The first is a 2010 study by Connecticut’s Commission on Enhancing Agency Options, which found average state employee compensation of $105,498 versus average private sector compensation of $74,174, a 42 percent gap.

The other two studies are comparisons of all 50 states, which found Connecticut to have the biggest or near-biggest gap of all 50 states, 42 percent in a 2014 study and 51 percent in a 2019 study. These are whopping gaps. 

Goldrick’s second error was claiming Jahncke used a Yankee Institute study in his analysis.  False.  Not only did Jahncke not cite that 2015 Yankee study, but he did not for a specific reason. The study analyzes Connecticut alone, and the results of single-state studies often vary based upon differing pension analysis methodologies employed.

Indeed, Jahncke provided public testimony before the Connecticut General Assembly in January 2020 in which he cited the two 50-state studies and then explained why he relied upon multi-state studies rather than single-state studies: “when you are being compared to 50 other states, there is no way that anyone can complain that somebody is jimmying the numbers about Connecticut… these are across-the-board, level playing field [results.]”

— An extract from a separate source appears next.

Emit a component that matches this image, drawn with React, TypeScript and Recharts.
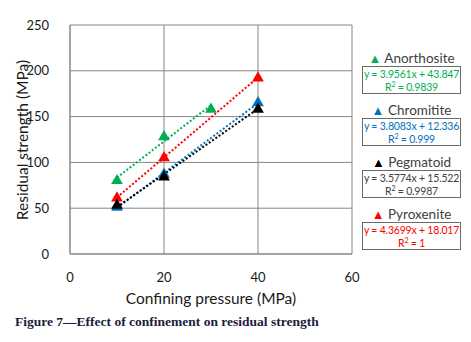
import {
  CartesianGrid,
  ComposedChart,
  Line,
  Scatter,
  XAxis,
  YAxis,
  ZAxis,
} from 'recharts';

const seriesNames = ['Anorthosite', 'Chromitite', 'Pegmatoid', 'Pyroxenite'];
const seriesColors = ['#00b050', '#0070c0', '#000000', '#ff0000'];

const anorthosite = [
  { x: 10, y: 80 },
  { x: 20, y: 128 },
  { x: 30, y: 158 },
];
const chromitite = [
  { x: 10, y: 51 },
  { x: 20, y: 87 },
  { x: 40, y: 165 },
];
const pegmatoid = [
  { x: 10, y: 53 },
  { x: 20, y: 84 },
  { x: 40, y: 158 },
];
const pyroxenite = [
  { x: 10, y: 61 },
  { x: 20, y: 105 },
  { x: 40, y: 192 },
];

// trendline end points, as drawn
const anorthositeTrend = [
  { x: 10, y: 83.4 },
  { x: 30, y: 162.5 },
];
const chromititeTrend = [
  { x: 10, y: 50.4 },
  { x: 40, y: 164.7 },
];
const pegmatoidTrend = [
  { x: 10, y: 51.3 },
  { x: 40, y: 158.6 },
];
const pyroxeniteTrend = [
  { x: 10, y: 61.7 },
  { x: 40, y: 192.8 },
];

const equations = [
  'y = 3.9561x + 43.847',
  'y = 3.8083x + 12.336',
  'y = 3.5774x + 15.522',
  'y = 4.3699x + 18.017',
];
const rSquared = ['0.9839', '0.999', '0.9987', '1'];

const xTicks = [0, 20, 40, 60];
const yTicks = [0, 50, 100, 150, 200, 250];

const points = [anorthosite, chromitite, pegmatoid, pyroxenite];
const trends = [anorthositeTrend, chromititeTrend, pegmatoidTrend, pyroxeniteTrend];
const drawOrder = [0, 3, 1, 2];

const font = 'Lato, "Open Sans", sans-serif';
const gridColor = '#868686';

function EquationLegend() {
  return (
    <div style={{ position: 'absolute', left: 362, top: 50, width: 99, fontFamily: font }}>
      {seriesNames.map((name, i) => (
        <div key={name} style={{ marginBottom: 8 }}>
          <div style={{ textAlign: 'center', fontSize: 13.5, lineHeight: '16px', color: '#404040' }}>
            <span style={{ color: seriesColors[i], fontSize: 13 }}>▲</span>{' '}{name}
          </div>
          <div
            style={{
              border: '1px solid #6b6b6b',
              height: 28,
              boxSizing: 'border-box',
              textAlign: 'center',
              fontSize: 10.5,
              lineHeight: '12.5px',
              paddingTop: 1,
              color: i === 2 ? '#404040' : seriesColors[i],
              whiteSpace: 'nowrap',
              letterSpacing: -0.2,
            }}
          >
            <div>{equations[i]}</div>
            <div>
              R<sup style={{ fontSize: 7, lineHeight: 0 }}>2</sup> = {rSquared[i]}
            </div>
          </div>
        </div>
      ))}
    </div>
  );
}

export default function App() {
  return (
    <div style={{ position: 'absolute', left: 0, top: 0, width: 471, height: 342, background: '#fff' }}>
      <ComposedChart
        width={471}
        height={310}
        margin={{ top: 25, right: 119, bottom: 2, left: 0 }}
        style={{ fontFamily: font }}
      >
        <CartesianGrid stroke={gridColor} strokeWidth={1} />
        <XAxis
          type="number"
          dataKey="x"
          domain={[0, 60]}
          ticks={xTicks}
          interval={0}
          height={54}
          tickLine={false}
          tickMargin={13}
          axisLine={{ stroke: gridColor }}
          tick={{ fill: '#1a1a1a', fontSize: 13 }}
          label={{
            value: 'Confining pressure (MPa)',
            position: 'insideBottom',
            offset: 4,
            fill: '#1a1a1a',
            fontSize: 15.5,
          }}
        />
        <YAxis
          type="number"
          dataKey="y"
          domain={[0, 250]}
          ticks={yTicks}
          interval={0}
          width={70}
          tickLine={false}
          tickMargin={15}
          axisLine={{ stroke: gridColor }}
          tick={{ fill: '#1a1a1a', fontSize: 13 }}
        />
        <ZAxis range={[60, 60]} />
        {drawOrder.map((i) => (
          <Line
            key={'t' + i}
            data={trends[i]}
            dataKey="y"
            type="linear"
            stroke={seriesColors[i]}
            strokeWidth={2}
            strokeDasharray="2 2"
            dot={false}
            activeDot={false}
            isAnimationActive={false}
          />
        ))}
        {drawOrder.map((i) => (
          <Scatter
            key={'s' + i}
            name={seriesNames[i]}
            data={points[i]}
            fill={seriesColors[i]}
            shape="triangle"
            isAnimationActive={false}
          />
        ))}
      </ComposedChart>
      <div
        style={{
          position: 'absolute',
          left: 22,
          top: 140,
          transform: 'translate(-50%, -50%) rotate(-90deg)',
          fontFamily: font,
          fontSize: 15.5,
          color: '#1a1a1a',
          whiteSpace: 'nowrap',
        }}
      >
        Residual strength (MPa)
      </div>
      <EquationLegend />
      <div
        style={{
          position: 'absolute',
          left: 15,
          top: 314,
          fontFamily: '"Liberation Serif", serif',
          fontWeight: 'bold',
          fontSize: 13.5,
          color: '#1c1c3c',
          whiteSpace: 'nowrap',
        }}
      >
        Figure 7—Effect of confinement on residual strength
      </div>
    </div>
  );
}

Goldrick is just such a complainer, seeking to discredit Yankee’s 2015 study, by stating that “Yankee is not a reputable source of research but rather a right-wing, dark-money fueled, propaganda outlet…”

Then, Goldrick cites “meticulous analysis” supposedly “debunking the Yankee Institute report” – analysis conducted by the Economic Policy Institute, which even The New York Times calls “a left-leaning research group.”

Goldrick’s extreme bias has colored his view of Jahncke’s column and led him to make baseless criticisms while omitting important facts supporting Jahncke’s argument.

The fact remains, employee costs and pensions is what is driving Connecticut toward fiscal insolvency.  It must be fixed.